- DATA SEGMENT -
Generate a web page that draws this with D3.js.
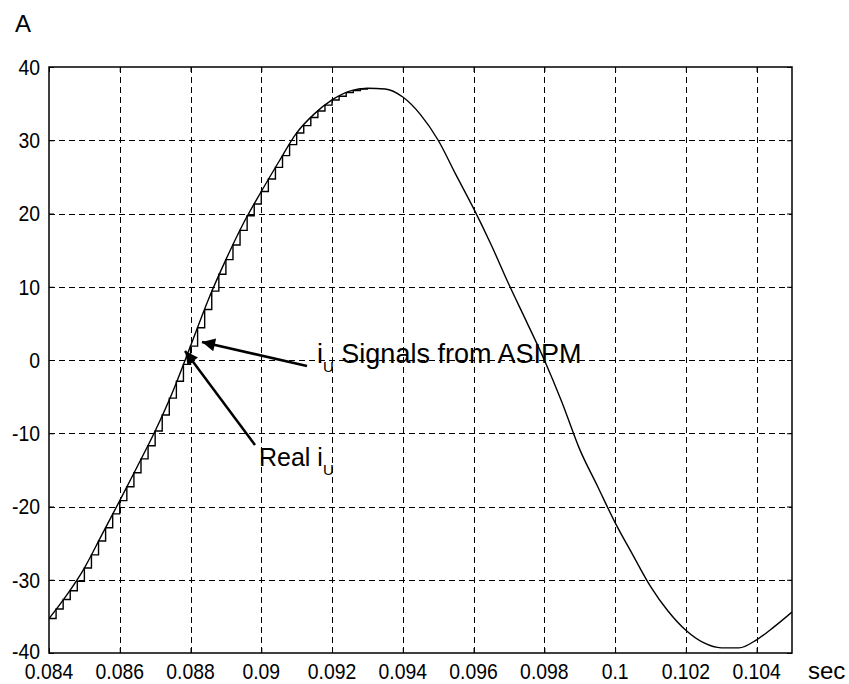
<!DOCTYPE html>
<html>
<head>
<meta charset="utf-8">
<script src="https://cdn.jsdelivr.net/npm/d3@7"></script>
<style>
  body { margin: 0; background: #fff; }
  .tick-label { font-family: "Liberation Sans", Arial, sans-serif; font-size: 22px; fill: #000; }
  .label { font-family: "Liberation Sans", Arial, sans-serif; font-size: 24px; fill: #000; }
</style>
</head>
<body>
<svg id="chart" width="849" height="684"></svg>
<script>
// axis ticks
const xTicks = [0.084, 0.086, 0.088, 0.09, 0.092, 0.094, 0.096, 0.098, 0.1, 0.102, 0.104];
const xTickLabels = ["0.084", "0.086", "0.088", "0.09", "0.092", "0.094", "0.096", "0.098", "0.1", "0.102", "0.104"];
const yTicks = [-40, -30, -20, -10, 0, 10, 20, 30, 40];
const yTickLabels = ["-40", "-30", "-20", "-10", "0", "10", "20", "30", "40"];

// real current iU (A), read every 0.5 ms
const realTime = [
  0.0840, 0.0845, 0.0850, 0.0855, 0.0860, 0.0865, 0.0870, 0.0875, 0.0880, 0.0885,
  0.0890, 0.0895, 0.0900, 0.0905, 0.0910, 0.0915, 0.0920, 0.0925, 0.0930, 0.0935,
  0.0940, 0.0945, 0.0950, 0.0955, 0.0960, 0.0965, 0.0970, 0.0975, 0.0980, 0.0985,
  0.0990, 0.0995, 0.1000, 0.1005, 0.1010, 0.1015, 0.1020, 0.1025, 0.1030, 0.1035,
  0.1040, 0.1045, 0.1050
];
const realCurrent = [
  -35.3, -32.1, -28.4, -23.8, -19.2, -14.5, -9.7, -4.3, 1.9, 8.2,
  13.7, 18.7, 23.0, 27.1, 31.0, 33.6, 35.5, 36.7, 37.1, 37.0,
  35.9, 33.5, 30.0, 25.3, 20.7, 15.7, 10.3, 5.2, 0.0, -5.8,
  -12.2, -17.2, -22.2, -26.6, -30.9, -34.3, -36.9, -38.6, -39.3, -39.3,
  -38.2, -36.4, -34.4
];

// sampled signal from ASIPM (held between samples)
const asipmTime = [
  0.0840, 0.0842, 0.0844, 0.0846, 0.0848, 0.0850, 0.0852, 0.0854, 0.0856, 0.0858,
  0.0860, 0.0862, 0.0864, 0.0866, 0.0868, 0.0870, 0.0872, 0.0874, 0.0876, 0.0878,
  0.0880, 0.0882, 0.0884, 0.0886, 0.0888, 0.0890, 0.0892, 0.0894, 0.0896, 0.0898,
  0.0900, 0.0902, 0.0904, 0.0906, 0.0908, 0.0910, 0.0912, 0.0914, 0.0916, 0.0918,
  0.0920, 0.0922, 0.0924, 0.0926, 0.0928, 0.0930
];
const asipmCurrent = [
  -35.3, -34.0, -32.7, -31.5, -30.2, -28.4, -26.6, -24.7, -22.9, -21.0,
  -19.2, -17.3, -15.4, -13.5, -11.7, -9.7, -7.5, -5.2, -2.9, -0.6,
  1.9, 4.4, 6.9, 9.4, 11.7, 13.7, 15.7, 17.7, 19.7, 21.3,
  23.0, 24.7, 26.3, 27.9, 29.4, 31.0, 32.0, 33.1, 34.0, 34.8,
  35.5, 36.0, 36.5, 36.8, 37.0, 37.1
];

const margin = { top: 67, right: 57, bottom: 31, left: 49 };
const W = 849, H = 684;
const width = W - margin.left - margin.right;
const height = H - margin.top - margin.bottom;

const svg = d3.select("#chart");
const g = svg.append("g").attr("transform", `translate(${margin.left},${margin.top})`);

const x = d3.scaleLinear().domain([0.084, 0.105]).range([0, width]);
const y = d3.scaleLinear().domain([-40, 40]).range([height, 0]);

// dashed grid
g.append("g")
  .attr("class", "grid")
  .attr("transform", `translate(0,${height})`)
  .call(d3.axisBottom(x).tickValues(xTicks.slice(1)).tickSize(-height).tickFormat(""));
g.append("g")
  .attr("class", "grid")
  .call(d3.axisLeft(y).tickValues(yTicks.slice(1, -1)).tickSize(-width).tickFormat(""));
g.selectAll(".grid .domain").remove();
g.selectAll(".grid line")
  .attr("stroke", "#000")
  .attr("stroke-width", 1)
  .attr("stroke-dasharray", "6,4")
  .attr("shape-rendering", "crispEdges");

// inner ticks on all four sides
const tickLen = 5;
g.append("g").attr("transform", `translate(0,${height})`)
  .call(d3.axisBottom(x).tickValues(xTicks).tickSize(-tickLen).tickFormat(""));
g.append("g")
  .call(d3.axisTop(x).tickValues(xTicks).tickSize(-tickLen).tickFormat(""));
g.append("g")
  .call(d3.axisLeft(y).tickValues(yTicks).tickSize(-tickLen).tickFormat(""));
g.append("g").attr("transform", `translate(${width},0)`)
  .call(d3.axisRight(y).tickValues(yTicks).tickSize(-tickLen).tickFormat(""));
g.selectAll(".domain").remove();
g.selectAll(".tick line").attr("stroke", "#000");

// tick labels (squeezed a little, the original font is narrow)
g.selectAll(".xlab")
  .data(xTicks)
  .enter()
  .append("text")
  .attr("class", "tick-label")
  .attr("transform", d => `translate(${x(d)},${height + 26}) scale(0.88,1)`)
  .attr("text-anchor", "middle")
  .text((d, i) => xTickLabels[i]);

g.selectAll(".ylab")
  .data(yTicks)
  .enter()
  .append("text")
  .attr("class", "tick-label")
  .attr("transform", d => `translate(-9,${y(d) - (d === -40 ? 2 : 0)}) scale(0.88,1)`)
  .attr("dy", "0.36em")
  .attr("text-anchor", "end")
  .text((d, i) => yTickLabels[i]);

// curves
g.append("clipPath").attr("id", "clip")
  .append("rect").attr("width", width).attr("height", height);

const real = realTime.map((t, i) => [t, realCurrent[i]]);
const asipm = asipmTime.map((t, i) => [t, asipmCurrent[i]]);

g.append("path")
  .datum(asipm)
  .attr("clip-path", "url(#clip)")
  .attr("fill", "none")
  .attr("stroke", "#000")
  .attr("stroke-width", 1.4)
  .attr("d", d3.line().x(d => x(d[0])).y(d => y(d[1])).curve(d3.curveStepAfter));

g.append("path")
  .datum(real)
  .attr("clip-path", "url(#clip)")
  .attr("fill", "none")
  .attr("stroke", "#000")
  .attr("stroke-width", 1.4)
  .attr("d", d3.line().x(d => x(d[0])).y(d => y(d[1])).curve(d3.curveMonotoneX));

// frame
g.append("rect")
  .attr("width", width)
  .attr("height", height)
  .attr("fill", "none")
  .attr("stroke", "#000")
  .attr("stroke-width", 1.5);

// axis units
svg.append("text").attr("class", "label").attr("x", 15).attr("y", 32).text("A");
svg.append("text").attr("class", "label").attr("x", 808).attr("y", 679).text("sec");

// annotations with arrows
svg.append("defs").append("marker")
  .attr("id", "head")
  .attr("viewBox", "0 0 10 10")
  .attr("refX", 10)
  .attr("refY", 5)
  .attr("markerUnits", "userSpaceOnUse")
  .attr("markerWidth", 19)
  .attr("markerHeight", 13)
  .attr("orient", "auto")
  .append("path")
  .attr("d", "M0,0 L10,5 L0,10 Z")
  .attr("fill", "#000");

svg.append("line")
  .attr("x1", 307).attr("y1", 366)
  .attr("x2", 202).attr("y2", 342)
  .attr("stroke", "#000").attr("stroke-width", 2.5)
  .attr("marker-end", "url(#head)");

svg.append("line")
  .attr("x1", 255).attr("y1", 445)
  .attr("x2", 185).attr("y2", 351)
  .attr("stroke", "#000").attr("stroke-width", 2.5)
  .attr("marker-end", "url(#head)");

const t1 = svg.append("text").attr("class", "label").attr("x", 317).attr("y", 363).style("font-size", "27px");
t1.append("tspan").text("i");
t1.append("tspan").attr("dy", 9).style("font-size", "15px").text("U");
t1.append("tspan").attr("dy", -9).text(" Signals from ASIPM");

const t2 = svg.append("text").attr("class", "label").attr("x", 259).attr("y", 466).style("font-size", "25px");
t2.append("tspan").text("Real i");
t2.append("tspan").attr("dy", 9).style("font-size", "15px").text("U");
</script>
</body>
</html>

- EXERCISE INSTRUCTIONS -
Tell how many lines include "with". The number is the whole answer.

- FINAL ANSWER -
2